Edit Distance
Interview Prep
The problem
Given two strings a and b, return the
minimum number of single-character edits — insert, delete, replace —
required to turn a into b. Also called
Levenshtein distance.
Pattern: 2D DP over prefix lengths
Let dp[i][j] be the edit distance between the first
i characters of a and the first
j characters of b. The recurrence is the
whole problem.
If a[i-1] == b[j-1]: dp[i][j] = dp[i-1][j-1]
Else: dp[i][j] = 1 + min(
dp[i-1][j], # delete a[i-1]
dp[i][j-1], # insert b[j-1]
dp[i-1][j-1], # replace
)
Boundaries: dp[0][j] = j
dp[i][0] = i Each cell looks at its top, left, and top-left neighbors.
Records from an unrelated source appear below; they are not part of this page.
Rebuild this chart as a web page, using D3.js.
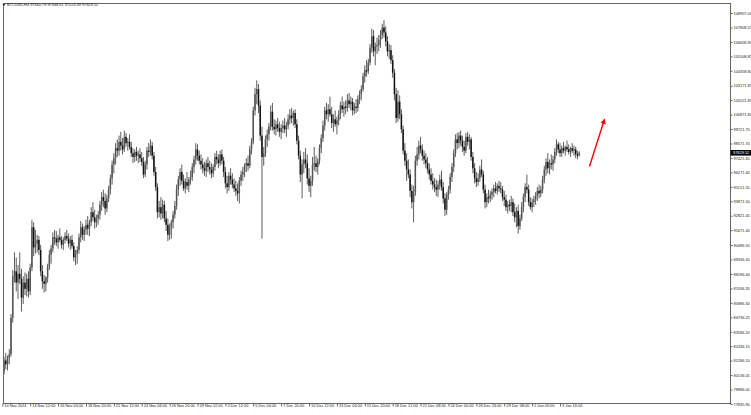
<!DOCTYPE html>
<html><head><meta charset="utf-8">
<script src="https://cdn.jsdelivr.net/npm/d3@7"></script>
<style>html,body{margin:0;padding:0;background:#fff;}svg{display:block;}</style>
</head><body>
<svg id="c" width="751" height="415"></svg>
<script>
const symbolTitle = "BTCUSD,H4";
const lastOHLC = ["97640.78","97948.61","97524.49","97829.52"];
const timeLabels = ["10 Nov 2024","13 Nov 12:00","16 Nov 04:00","18 Nov 20:00","21 Nov 12:00","24 Nov 04:00","26 Nov 20:00","29 Nov 12:00","2 Dec 12:00","5 Dec 04:00","7 Dec 20:00","10 Dec 12:00","13 Dec 04:00","15 Dec 20:00","18 Dec 12:00","21 Dec 08:00","24 Dec 00:00","26 Dec 16:00","29 Dec 08:00","1 Jan 00:00","3 Jan 16:00"];
const timeLabelBars = [0,16,32,48,64,80,96,112,128,144,160,176,192,208,224,240,256,272,288,304,320];
const priceLabels = ["108957.00","107808.55","106658.90","105508.85","104358.80","103171.95","102021.85","100871.80","99721.75","98571.70","97421.65","96271.60","95121.55","93971.50","92821.45","91671.40","90486.50","89336.45","88186.40","87036.35","85886.30","84736.25","83586.20","82436.15","81286.10","80136.05","78986.00","77835.95"];
const currentPrice = 97829.52;

const open = [
78700,80400,81300,81000,81500,81800,84700,88000,88400,87500,
88200,87800,86300,87500,87000,87800,86800,88700,91900,90300,
90600,90900,90100,88400,87600,87400,87900,88800,89700,90200,
91100,91000,90700,91100,90900,90500,90900,91200,91000,90600,
90900,90400,89500,89800,90100,91100,91900,91300,91700,92100,
91800,92300,93100,92700,92300,92600,92900,93700,94300,94000,
93400,94200,94900,95800,96900,97400,98200,98000,98700,98400,
98100,99100,98600,98700,98300,97800,97500,97900,97600,97700,
97400,97100,96100,96900,98000,97900,98400,97600,96300,95100,
93100,93500,93000,93700,92600,92100,91300,91900,92300,92900,
93600,94900,95700,96300,95600,95000,95500,95200,95700,95900,
96700,97300,98100,97600,97200,96900,96600,96400,97000,96700,
96500,96200,96700,97500,97300,97000,97700,97200,96300,95400,
95100,96000,95700,95300,95000,94800,94600,95600,96100,96300,
96800,97000,96800,98100,98700,101200,102500,102900,101600,99200,
97500,97800,98900,99300,99900,101100,99900,99700,100100,99800,
99500,99800,100000,99700,100000,100500,100800,100600,101000,100100,
98800,97600,96100,96900,97300,97000,95800,95200,95600,96900,
97000,96700,97200,98200,99000,100000,101200,100900,101300,100900,
100200,100500,100100,100400,100900,101600,101300,101500,101400,102000,
101700,101900,101200,101500,101400,102100,102500,102900,103900,104400,
104300,105000,106200,107100,105900,106300,106400,106800,107200,107800,
107400,106700,105900,106000,105200,104200,102500,100600,101900,100900,
99700,98000,97200,96500,96100,94800,93900,94700,97200,97700,
98400,98100,97600,97300,97000,96500,96100,95600,95300,95100,
94900,95300,95700,95100,94200,93300,94500,94900,95900,96700,
97800,98900,98600,99200,98800,98300,98000,99100,98700,98900,
97500,96600,95800,95500,95800,96500,96100,94900,93900,94300,
94200,94500,94700,95000,94800,95200,95000,94900,94300,94100,
93500,93700,93600,93900,93100,92700,93200,92000,92600,93500,
94300,95100,94900,93900,93500,93900,94100,94400,94800,94600,
94900,95700,96500,97100,96600,97000,96900,97300,97900,98500,
98100,97800,98200,98000,98300,98100,97900,98200,98000,98100,
97700,97640.78];

const high = [
81000,81600,81900,81700,82200,85000,88500,89900,89500,88900,
89900,88600,88000,88300,88200,88400,89000,92500,92300,91700,
91300,91200,90500,88900,88100,88000,89000,90100,90500,91500,
91700,91600,91300,91800,91200,91100,91500,91700,91400,91200,
91300,90700,90100,90400,91400,92400,92200,92000,92500,92800,
92500,93500,93900,93300,92900,93200,94000,94700,94900,94600,
94500,95200,96100,97200,97800,98600,98900,99200,99500,99000,
99600,99400,99000,99300,98700,98200,98100,98300,98000,98200,
97900,97500,97200,98300,98600,98900,98700,97900,96700,95400,
94000,94300,94100,94000,93200,92600,92200,92500,93200,94000,
95300,96000,96600,96900,96100,95800,96300,95900,96400,97000,
97600,98600,98500,98000,97700,97400,97100,97300,97500,97200,
97000,96900,97800,98000,97700,98000,98100,97500,96700,96000,
96300,96600,96200,95800,95600,95400,95900,96400,96700,97000,
97400,97600,98400,99000,101500,103000,103600,103300,102000,99900,
98300,99200,99700,100200,101600,101800,100500,100400,100600,100300,
100100,100400,100600,100300,100900,101300,101400,101200,101300,100500,
99200,98000,97300,97900,98200,97700,96600,96000,97500,98300,
97600,97400,98500,99300,100400,101500,101800,101700,102300,101500,
100900,101200,100700,101200,101900,102300,101900,102000,102500,102600,
102300,102200,101800,102100,102400,102800,103200,104200,104800,105200,
105300,106500,107700,107600,106600,107000,107200,107600,108100,108400,
107900,107100,106500,106400,105600,104500,103000,102800,102400,101300,
100000,98600,97800,97300,96500,95300,95200,97600,98300,98800,
99100,98500,98000,97800,97500,97000,96600,96200,95800,95700,
95600,96100,96400,95500,94600,94700,95200,96200,97000,98100,
99300,99400,99500,99600,99200,98800,99400,99500,99300,99100,
97900,97000,96300,96200,96800,97300,96400,95300,94600,94900,
94800,95000,95300,95500,95400,95600,95500,95200,94800,94500,
94000,94100,94400,94200,93800,93500,93700,92900,93900,94600,
95400,96100,95300,94300,94200,94400,94700,95100,95300,95200,
96000,96800,97400,97800,97300,97700,97600,98200,98900,98700,
98600,98400,98700,98400,98800,98500,98300,98600,98400,98300,
98000,97948.61];

const low = [
78400,80200,80600,80500,81000,81600,84300,87500,86800,86200,
87400,85200,85800,86500,86400,86300,86500,88400,89600,89800,
89900,89700,88000,87000,86700,86800,87500,88500,89000,89900,
90500,90400,90200,90700,90200,90100,90600,90800,90300,90100,
90200,89200,88900,89000,89800,90700,90900,90800,91300,91300,
91200,92000,92400,91800,91900,92100,92500,93200,93500,92900,
93100,93900,94500,95300,96200,96900,97500,97600,98000,97700,
97900,98300,98000,98100,97500,97000,97100,97200,97000,97100,
96800,95800,95900,96500,97500,97600,97300,96000,94800,92600,
92700,92500,92600,92300,91600,90800,90900,91000,91800,92600,
93300,94400,95200,95300,94800,94600,94900,94700,95300,95600,
96200,96900,97200,96900,96500,96200,96000,95900,96300,96100,
95800,95900,96400,96900,96600,96800,96900,95900,95000,94600,
94800,95300,95000,94700,94400,94000,93800,95200,95600,95900,
96300,96400,96600,97700,98500,100800,101700,101000,98800,91000,
96800,97500,98300,98800,99600,99600,99300,99200,99500,99100,
98900,99400,99400,99100,99700,100100,100200,100000,99800,98500,
97300,95500,94200,96200,96600,95300,94700,94300,95200,96400,
96300,96100,96900,97800,98700,99600,100500,100300,100700,99800,
99500,99900,99300,100000,100500,101000,100700,100900,101100,101400,
101200,100800,100900,101000,101100,101700,102000,102700,103400,103900,
104100,104800,105800,105500,104800,105700,105900,106200,106900,107000,
106300,105500,105300,104900,103800,102000,100200,100300,100500,99400,
97700,96800,95600,95800,94300,93400,92300,94400,96800,97300,
97800,97200,96900,96600,96200,95700,95300,94900,94700,94400,
94300,94900,94800,93800,92800,92900,94100,94600,95500,96300,
97500,98100,98200,98400,97900,97600,97800,98400,98100,97200,
96200,95400,95100,95200,95500,95900,94600,93400,93500,93800,
93900,94100,94300,94600,94500,94700,94600,94000,93600,93200,
93000,93200,93100,92800,92300,91900,91400,91700,92400,93100,
93900,94600,93600,93300,93100,93500,93700,94000,94200,94300,
94600,95400,96000,96200,96100,96500,96400,97000,97600,97800,
97500,97500,97800,97600,97900,97700,97500,97800,97600,97400,
97300,97524.49];

const close = [
80400,81300,81000,81500,81800,84700,88000,88400,87500,88200,
87800,86300,87500,87000,87800,86800,88700,91900,90300,90600,
90900,90100,88400,87600,87400,87900,88800,89700,90200,91100,
91000,90700,91100,90900,90500,90900,91200,91000,90600,90900,
90400,89500,89800,90100,91100,91900,91300,91700,92100,91800,
92300,93100,92700,92300,92600,92900,93700,94300,94000,93400,
94200,94900,95800,96900,97400,98200,98000,98700,98400,98100,
99100,98600,98700,98300,97800,97500,97900,97600,97700,97400,
97100,96100,96900,98000,97900,98400,97600,96300,95100,93100,
93500,93000,93700,92600,92100,91300,91900,92300,92900,93600,
94900,95700,96300,95600,95000,95500,95200,95700,95900,96700,
97300,98100,97600,97200,96900,96600,96400,97000,96700,96500,
96200,96700,97500,97300,97000,97700,97200,96300,95400,95100,
96000,95700,95300,95000,94800,94600,95600,96100,96300,96800,
97000,96800,98100,98700,101200,102500,102900,101600,99200,97500,
97800,98900,99300,99900,101100,99900,99700,100100,99800,99500,
99800,100000,99700,100000,100500,100800,100600,101000,100100,98800,
97600,96100,96900,97300,97000,95800,95200,95600,96900,97000,
96700,97200,98200,99000,100000,101200,100900,101300,100900,100200,
100500,100100,100400,100900,101600,101300,101500,101400,102000,101700,
101900,101200,101500,101400,102100,102500,102900,103900,104400,104300,
105000,106200,107100,105900,106300,106400,106800,107200,107800,107400,
106700,105900,106000,105200,104200,102500,100600,101900,100900,99700,
98000,97200,96500,96100,94800,93900,94700,97200,97700,98400,
98100,97600,97300,97000,96500,96100,95600,95300,95100,94900,
95300,95700,95100,94200,93300,94500,94900,95900,96700,97800,
98900,98600,99200,98800,98300,98000,99100,98700,98900,97500,
96600,95800,95500,95800,96500,96100,94900,93900,94300,94200,
94500,94700,95000,94800,95200,95000,94900,94300,94100,93500,
93700,93600,93900,93100,92700,93200,92000,92600,93500,94300,
95100,94900,93900,93500,93900,94100,94400,94800,94600,94900,
95700,96500,97100,96600,97000,96900,97300,97900,98500,98100,
97800,98200,98000,98300,98100,97900,98200,98000,98100,97700,
97600,97829.52];

// red annotation arrow, in bar index / price units
const arrowPts = [{bar: 336.9, price: 96740}, {bar: 345.5, price: 100480}];

const svg = d3.select("#c");
const plot = {left: 3, right: 730, top: 3, bottom: 403};
const x = d3.scaleLinear().domain([0, 320]).range([2.3, 560]);
const priceValues = priceLabels.map(Number);
const y = d3.scaleLinear().domain([priceValues[priceValues.length-1], priceValues[0]]).range([404, 13]);
const FONT = "'Liberation Sans', Arial, sans-serif";

svg.append("rect").attr("width", 751).attr("height", 415).attr("fill", "#fff");

svg.append("defs").append("clipPath").attr("id", "pc")
  .append("rect").attr("x", plot.left).attr("y", plot.top)
  .attr("width", plot.right - plot.left).attr("height", plot.bottom - plot.top);

// candles
const bars = d3.range(open.length).map(i => ({i, o: open[i], h: high[i], l: low[i], c: close[i]}));
const cg = svg.append("g").attr("clip-path", "url(#pc)");
cg.selectAll("line.w").data(bars).join("line").attr("class", "w")
  .attr("x1", d => x(d.i)).attr("x2", d => x(d.i))
  .attr("y1", d => y(d.h)).attr("y2", d => y(d.l))
  .attr("stroke", "#333").attr("stroke-width", 0.8);
cg.selectAll("rect.b").data(bars).join("rect").attr("class", "b")
  .attr("x", d => x(d.i) - 0.75).attr("width", 1.5)
  .attr("y", d => y(Math.max(d.o, d.c)))
  .attr("height", d => Math.max(0.6, Math.abs(y(d.o) - y(d.c))))
  .attr("fill", d => d.c >= d.o ? "#555" : "#111");

// frame
svg.append("rect").attr("x", plot.left + 0.5).attr("y", plot.top + 0.5)
  .attr("width", plot.right - plot.left).attr("height", plot.bottom - plot.top)
  .attr("fill", "none").attr("stroke", "#666").attr("stroke-width", 1);

// price axis
const ya = d3.axisRight(y).tickValues(priceValues).tickFormat((d, i) => priceLabels[i]).tickSize(2).tickPadding(1);
const yg = svg.append("g").attr("transform", `translate(${plot.right + 0.5},0)`).call(ya);
yg.select(".domain").remove();
yg.selectAll("line").attr("stroke", "#666");
yg.selectAll("text").attr("font-family", FONT).attr("font-size", 3.9).attr("fill", "#222");

// time axis
const xa = d3.axisBottom(x).tickValues(timeLabelBars).tickFormat((d, i) => timeLabels[i]).tickSize(3).tickPadding(0);
const xg = svg.append("g").attr("transform", `translate(0,${plot.bottom + 0.5})`).call(xa);
xg.select(".domain").remove();
xg.selectAll("line").attr("stroke", "#666");
xg.selectAll("text").attr("font-family", FONT).attr("font-size", 3.9).attr("fill", "#222")
  .attr("text-anchor", "start").attr("dx", 1.5).attr("dy", "0.2em");

// current price box
const cpY = y(currentPrice);
svg.append("rect").attr("x", plot.right + 0.5).attr("y", cpY - 2.8).attr("width", 21).attr("height", 5.6).attr("fill", "#000");
svg.append("text").attr("x", plot.right + 3).attr("y", cpY).attr("dy", "0.35em")
  .attr("font-family", FONT).attr("font-size", 3.9).attr("fill", "#fff").text(lastOHLC[3]);

// header
svg.append("path").attr("d", "M2.5,4 L5.5,4 L4,6 Z").attr("fill", "#333");
svg.append("text").attr("x", 7).attr("y", 5).attr("dy", "0.35em")
  .attr("font-family", FONT).attr("font-size", 3.9).attr("fill", "#222")
  .text(symbolTitle + " " + lastOHLC.join(" "));

// arrow
svg.append("defs").append("marker").attr("id", "ah").attr("viewBox", "0 0 10 10")
  .attr("refX", 8).attr("refY", 5).attr("markerWidth", 4).attr("markerHeight", 4).attr("orient", "auto")
  .append("path").attr("d", "M0,0 L10,5 L0,10 Z").attr("fill", "#ff0000");
svg.append("line")
  .attr("x1", x(arrowPts[0].bar)).attr("y1", y(arrowPts[0].price))
  .attr("x2", x(arrowPts[1].bar)).attr("y2", y(arrowPts[1].price))
  .attr("stroke", "#ff0000").attr("stroke-width", 1.4).attr("marker-end", "url(#ah)");
</script>
</body></html>
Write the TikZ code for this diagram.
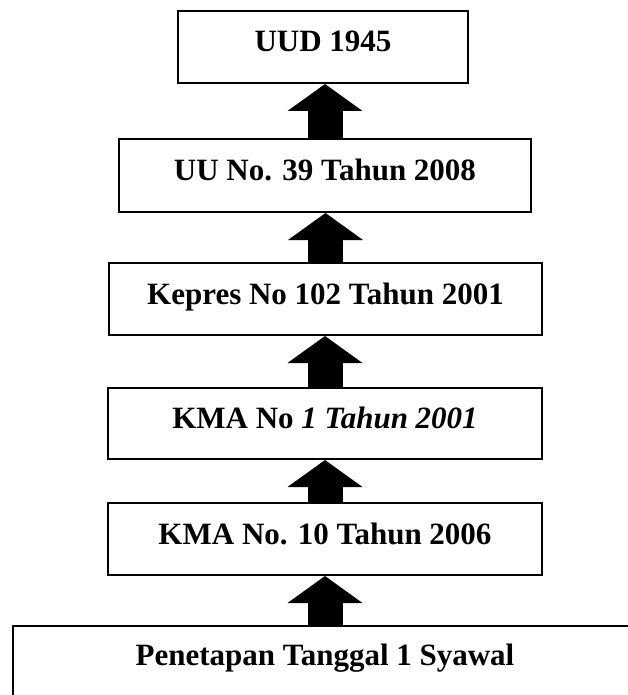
\documentclass[tikz,border=0pt]{standalone}
\usepackage{fontspec}
\setmainfont{Liberation Serif}
\usetikzlibrary{arrows.meta}
\begin{document}
\begin{tikzpicture}[x=1pt,y=-1pt,
  txt/.style={font=\fontsize{31}{37}\selectfont\bfseries},
  box/.style={draw, line width=2pt, inner sep=0pt, minimum height=72pt,
    text height=20pt, text depth=10pt, txt},
  blockarrow/.style={line width=35pt,
    -{Triangle[length=27pt,width=75pt,line width=0pt]}}]
\useasboundingbox (0,0) rectangle (628,695);
\clip (0,0) rectangle (628,695);
\node[box, minimum width=290pt] (uud) at (323,47) {UUD 1945};
\node[box, minimum width=412pt, minimum height=73pt] (uu) at (325,175.5) {UU No. 39 Tahun 2008};
\node[box, minimum width=433pt] (kepres) at (325.5,299) {Kepres No 102 Tahun 2001};
\node[box, minimum width=434pt, minimum height=71pt] (kma1) at (325,423.5) {KMA No \textit{1 Tahun 2001}};
\node[box, minimum width=434pt] (kma10) at (325,539) {KMA No. 10 Tahun 2006};
\node[draw, line width=2pt, inner sep=0pt, minimum width=700pt, minimum height=150pt,
  anchor=north west] (pen) at (12,625) {};
\node[txt, anchor=base] (pentext) at (325,665) {Penetapan Tanggal 1 Syawal};
\draw[blockarrow] (uu.north) -- (uu.north |- uud.south);
\draw[blockarrow] (kepres.north) -- (kepres.north |- uu.south);
\draw[blockarrow] (kma1.north) -- (kma1.north |- kepres.south);
\draw[blockarrow] (kma10.north) -- (kma10.north |- kma1.south);
\draw[blockarrow] (kma10.south |- pen.north) -- (kma10.south);
\end{tikzpicture}
\end{document}
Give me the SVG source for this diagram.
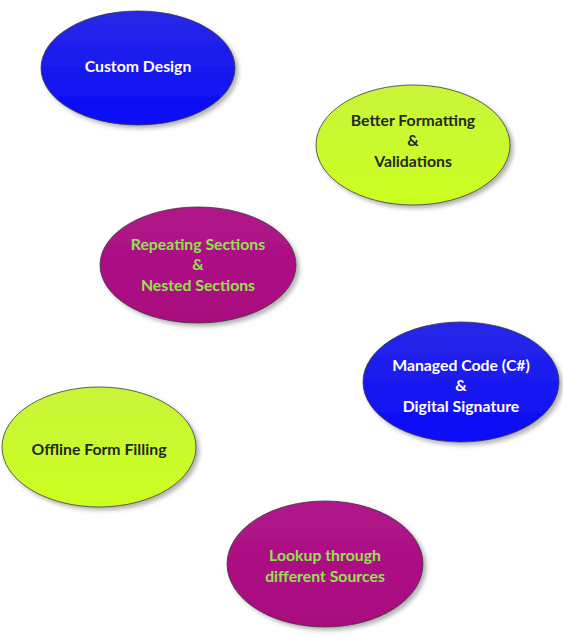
<svg xmlns="http://www.w3.org/2000/svg" width="563" height="636" viewBox="0 0 563 636">
<style>
.node ellipse{stroke:#3a3a3a;stroke-width:0.8;filter:url(#sh)}
.t{font-family:Lato,"Liberation Sans",sans-serif;font-weight:bold;font-size:15.8px;text-anchor:middle}
.w{fill:#ffffff}
.d{fill:#1f2a1a}
.g{fill:#96e050}
</style>
<defs>
<filter id="sh" x="-20%" y="-20%" width="150%" height="150%">
<feDropShadow dx="3" dy="3" stdDeviation="2" flood-color="#000" flood-opacity="0.3"/>
</filter>
<linearGradient id="blue" x1="0" y1="0" x2="0" y2="1">
<stop offset="0" stop-color="#2828e8"/><stop offset="1" stop-color="#0a0af8"/>
</linearGradient>
<linearGradient id="lime" x1="0" y1="0" x2="0" y2="1">
<stop offset="0" stop-color="#c8f53a"/><stop offset="1" stop-color="#ccff22"/>
</linearGradient>
<linearGradient id="mag" x1="0" y1="0" x2="0" y2="1">
<stop offset="0" stop-color="#b0168a"/><stop offset="1" stop-color="#a8087e"/>
</linearGradient>
</defs>
<rect width="563" height="636" fill="#ffffff"/>
<g id="connectors"></g>
<g id="n-custom" class="node">
<ellipse cx="138" cy="68" rx="97" ry="57" fill="url(#blue)"/>
<text class="t w" x="138" y="72">Custom Design</text>
</g>
<g id="n-formatting" class="node">
<ellipse cx="413" cy="145" rx="97" ry="60" fill="url(#lime)"/>
<text class="t d" x="413" y="126">Better Formatting</text>
<text class="t d" x="413" y="146">&amp;</text>
<text class="t d" x="413" y="167">Validations</text>
</g>
<g id="n-repeating" class="node">
<ellipse cx="198" cy="265" rx="98" ry="58" fill="url(#mag)"/>
<text class="t g" x="198" y="250">Repeating Sections</text>
<text class="t g" x="198" y="270">&amp;</text>
<text class="t g" x="198" y="291">Nested Sections</text>
</g>
<g id="n-managed" class="node">
<ellipse cx="461" cy="382" rx="98" ry="60" fill="url(#blue)"/>
<text class="t w" x="461" y="371">Managed Code (C#)</text>
<text class="t w" x="461" y="391">&amp;</text>
<text class="t w" x="461" y="412">Digital Signature</text>
</g>
<g id="n-offline" class="node">
<ellipse cx="99" cy="447" rx="97" ry="60" fill="url(#lime)"/>
<text class="t d" x="99" y="455">Offline Form Filling</text>
</g>
<g id="n-lookup" class="node">
<ellipse cx="325" cy="564" rx="98" ry="63" fill="url(#mag)"/>
<text class="t g" x="325" y="561">Lookup through</text>
<text class="t g" x="325" y="582">different Sources</text>
</g>
</svg>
A char match is free; a mismatch is the cheapest of the three operations, plus 1.
Solution — full 2D table
def min_distance(a: str, b: str) -> int:
n, m = len(a), len(b)
dp = [[0] * (m + 1) for _ in range(n + 1)]
for i in range(n + 1):
dp[i][0] = i # deleting all of a[:i]
for j in range(m + 1):
dp[0][j] = j # inserting all of b[:j]
for i in range(1, n + 1):
for j in range(1, m + 1):
if a[i - 1] == b[j - 1]:
dp[i][j] = dp[i - 1][j - 1]
else:
dp[i][j] = 1 + min(
dp[i - 1][j], # delete a[i-1]
dp[i][j - 1], # insert b[j-1]
dp[i - 1][j - 1], # replace a[i-1] with b[j-1]
)
return dp[n][m] O(n · m) time, O(n · m) space. The time is unavoidable for this problem. The space is wasteful — each row only needs the row above.
Solution — O(min(n, m)) space
def min_distance(a: str, b: str) -> int:
if len(a) < len(b):
a, b = b, a # ensure |b| <= |a| → smaller row
n, m = len(a), len(b)
prev = list(range(m + 1)) # i = 0 row
cur = [0] * (m + 1)
for i in range(1, n + 1):
cur[0] = i
for j in range(1, m + 1):
if a[i - 1] == b[j - 1]:
cur[j] = prev[j - 1]
else:
cur[j] = 1 + min(prev[j], cur[j - 1], prev[j - 1])
prev, cur = cur, prev
return prev[m]
Same O(n · m) time, but only two rows in memory. Always make
b the shorter string so the row length is the smaller
of the two. The trick is the rolling pair of arrays — we never need
rows older than one back.
Walkthrough
a = "horse", b = "ros"
"" r o s
"" 0 1 2 3
h 1 1 2 3
o 2 2 1 2
r 3 2 2 2
s 4 3 3 2
e 5 4 4 3 ← dp[5][3] = 3, the answer.
Read the table row by row. The bottom-right cell is the answer.
Three edits suffice: horse → rorse
(replace h with r) → rose (delete r at index 1) →
ros (delete e). The DP doesn't tell you which edits;
backtracking through the table reconstructs them if you need to.
Edge cases
- Either string empty. Distance is the length of the other.
- Identical strings. Distance is 0.
- Wildly different lengths. Distance is at least
|n - m|— every length difference is a forced insert or delete.
Related
- Longest Common Subsequence. Same 2D structure; the recurrence is +1 on match, max of two neighbors otherwise.
- One Edit Distance. "Is the distance exactly 1?" Solvable in O(n) without DP — case analysis on length difference.
- Minimum ASCII Delete Sum. Variant where the cost is character codepoint rather than 1.